The Teeling family, who sold Cooley, have restarted bottling and brokerage operations and plan to open a new distillery with public access in Dublin, possibly on the Marrowbone Lane site of the old William Jameson distillery, which closed in 1923. The Teelings have also entered into a venture to convert an old brewery in Dundalk into The Great Northern Distillery

Europe's westernmost distillery was opened in December 2012, in Dingle, making around 100,000 bottles of whiskey annually. In addition, new boutique distilleries are planned or under development in Belfast, Carlow, Horse Island and elsewhere. Plans for these have been publicly revealed and all feature visitor facilities to a greater or lesser extent.

By far the most significant new entrant however, is the Illva Saronna company of Italy who have bought an unspecified shareholding in the Walsh Whiskey Company (makers of The Writers' Tears brand) and will build a $35 million new distillery near the River Barrow at the Royal Oak, Bagenalstown in the southeast of Ireland.


If Ireland is on a roll, then Scotland is dancing a jig, with new operations underway almost everywhere one looks, from the Border region to the south to the far-flung Shetland Islands in the north.

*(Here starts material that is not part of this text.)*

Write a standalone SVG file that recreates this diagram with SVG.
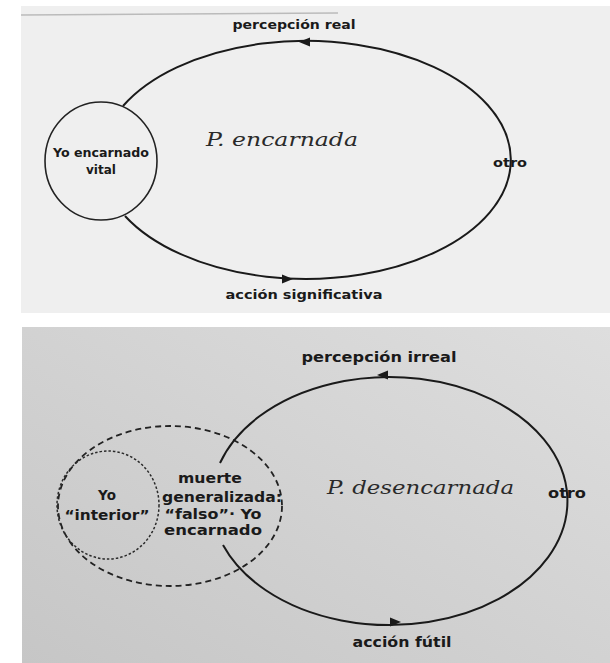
<svg xmlns="http://www.w3.org/2000/svg" width="610" height="663" viewBox="0 0 610 663">
<defs>
<linearGradient id="bg2" x1="1" y1="0" x2="0" y2="1">
<stop offset="0" stop-color="#dedede"/>
<stop offset="1" stop-color="#c6c6c6"/>
</linearGradient>
<path id="arrowL" d="M -6 0 L 5 -4.5 L 5 4.5 Z" fill="#1a1a1a"/>
<path id="arrowR" d="M 6 0 L -5 -4.5 L -5 4.5 Z" fill="#1a1a1a"/>
</defs>
<style>
.lbl{font-family:"DejaVu Sans","Liberation Sans",sans-serif;font-weight:bold;font-size:12px;fill:#1a1a1a;text-anchor:middle}
.big{font-size:13.5px}
.hand{font-family:"DejaVu Serif","Liberation Serif",serif;font-style:italic;font-size:18px;fill:#2a2a2a}
.solid{fill:none;stroke:#1a1a1a;stroke-width:2}
.thin{fill:none;stroke:#222;stroke-width:1.6}
.dash{fill:none;stroke:#222;stroke-width:1.8;stroke-dasharray:6 4}
.dot{fill:none;stroke:#2a2a2a;stroke-width:1.5;stroke-dasharray:2.5 2}
</style>
<rect width="610" height="663" fill="#ffffff"/>
<rect x="21" y="6" width="589" height="307" fill="#efefef"/>
<line x1="21" y1="15" x2="338" y2="13" stroke="#bbb" stroke-width="1.5"/>
<rect x="22" y="327" width="588" height="336" fill="url(#bg2)"/>

<!-- top diagram -->
<g id="yo-encarnado-vital">
<ellipse cx="101" cy="161" rx="56" ry="59" class="thin"/>
<text class="lbl" x="101" y="157" font-size="11" textLength="96" lengthAdjust="spacingAndGlyphs">Yo encarnado</text>
<text class="lbl" x="101" y="174" font-size="11">vital</text>
</g>
<g id="otro-top">
<text class="lbl" x="510" y="167" textLength="34" lengthAdjust="spacingAndGlyphs">otro</text>
</g>
<g id="p-encarnada">
<text class="hand" x="206" y="146" textLength="152" lengthAdjust="spacingAndGlyphs">P. encarnada</text>
</g>
<g id="connectors-top">
<path class="solid" d="M 123 106 A 205 119 0 1 1 125 216"/>
<use href="#arrowL" x="305" y="42"/>
<use href="#arrowR" x="287" y="279"/>
<text class="lbl" x="294" y="29" textLength="123" lengthAdjust="spacingAndGlyphs">percepción real</text>
<text class="lbl" x="304" y="299" textLength="157" lengthAdjust="spacingAndGlyphs">acción significativa</text>
</g>

<!-- bottom diagram -->
<g id="muerte-generalizada">
<ellipse cx="170" cy="506" rx="112" ry="80" class="dash"/>
<text class="lbl big" x="210" y="483" textLength="64" lengthAdjust="spacingAndGlyphs">muerte</text>
<text class="lbl big" x="222" y="502" textLength="120" lengthAdjust="spacingAndGlyphs">generalizada:</text>
<text class="lbl big" x="213" y="519" textLength="97" lengthAdjust="spacingAndGlyphs">“falso”· Yo</text>
<text class="lbl big" x="213" y="535" textLength="98" lengthAdjust="spacingAndGlyphs">encarnado</text>
</g>
<g id="yo-interior">
<ellipse cx="108" cy="505" rx="51" ry="54" class="dot"/>
<text class="lbl big" x="107" y="500">Yo</text>
<text class="lbl big" x="107" y="520" textLength="85" lengthAdjust="spacingAndGlyphs">“interior”</text>
</g>
<g id="otro-bottom">
<text class="lbl big" x="567" y="498" textLength="38" lengthAdjust="spacingAndGlyphs">otro</text>
</g>
<g id="p-desencarnada">
<text class="hand" x="327" y="494" textLength="187" lengthAdjust="spacingAndGlyphs">P. desencarnada</text>
</g>
<g id="connectors-bottom">
<path class="solid" d="M 220 463 A 178 124 0 1 1 223 545"/>
<use href="#arrowL" x="383" y="375"/>
<use href="#arrowR" x="395" y="622"/>
<text class="lbl big" x="379" y="362" textLength="155" lengthAdjust="spacingAndGlyphs">percepción irreal</text>
<text class="lbl big" x="402" y="647" textLength="99" lengthAdjust="spacingAndGlyphs">acción fútil</text>
</g>
</svg>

There Stuart Nickerson, fresh from rescuing and reviving Glenglassaugh plans to open Shetland's first (legal) distillery ever on a redundant RAF airfield. At the opposite end of the country, Professor David Thomson's plans to restore distilling at Annandale, once part of the Johnnie Walker empire, should come to fruition in the next 12 months.

Before and after at Annadale Distillery.; top: bonded warehouses; center: the kiln; bottom: maltings, kiln, mash house and mill.
All photos copyright 2012 Annandale Distillery.

St. Andrews' first distillery, at Kingsbarns, should also be up and running soon. It is now owned by the Wemyss Malts group and restoration of the ancient farm buildings is well underway. Nearby, at Daftmill, local farmer Francis Cuthbert actually started making whisky in December 2005 but has not yet released any to the market, being able to warehouse his spirit until convinced it was completely ready.

Both are close to the historic birthplace of Scotch whisky, Lindores Abbey, where in 1494 Friar John Cor is first recorded making "aqua vitae." There, Andrew McKenzie Smith, whose family has owned the land the ruins of abbey stand on for a century, is seeking investors for an $8 million distillery project.

Elsewhere, there are plans for further operations on the islands of Harris and Barra; near Falkirk, where a group plan to re-create the iconic lost Lowland distillery of Rosebank but on a new site; and in central Glasgow on the banks of the Clyde.

Architect's rendering of a new distillery on the banks of the River Clyde in Glasgow.

The team behind the new distillery in central Glasgow. Front to back: Tim Morrison, Glen Moore, Kenneth McAllister and Tim's son, Andrew Morrison.
There, a group including former Morrison Bowmore Director (and part owner) Tim Morrison aims to build a $16 million single malt distillery by 2015. He says, "We see this project as having huge potential-not only for Glasgow, but for the tourism industry, the Scotch whisky trade and the whole Scottish economy. Our vision for the new distillery and educational visitor center is that it becomes a part of Glasgow's busy tourist trail—we anticipate it will attract more than 50,000 visitors each year."

Visitors are a key part of most of these plans but, surprisingly, don't feature in the most recently announced project—a new $10 million distillery to be established in Fife following a tie-up between Indian drinks group Kyndal and Perthshire distiller John Fergus & Co.

The two firms have entered into a joint venture for a micro distillery and bonded warehouse in Glenrothes which could be operational by 2015. The facility will focus on exporting to markets in India, Africa and the Far East and create 15 new jobs.

India, Africa and the Far East—that's where we came in. A lot is riding on these markets behaving as predicted and developing a huge thirst for whisky.  If they do, the future looks rosy for a number of these ventures. But their whisky will also be of great interest to enthusiast drinkers in the U.S. and the bar owners and retailers who serve their passion. Be sure to track these developments over the coming months and be first to get their bottles onto your shelves.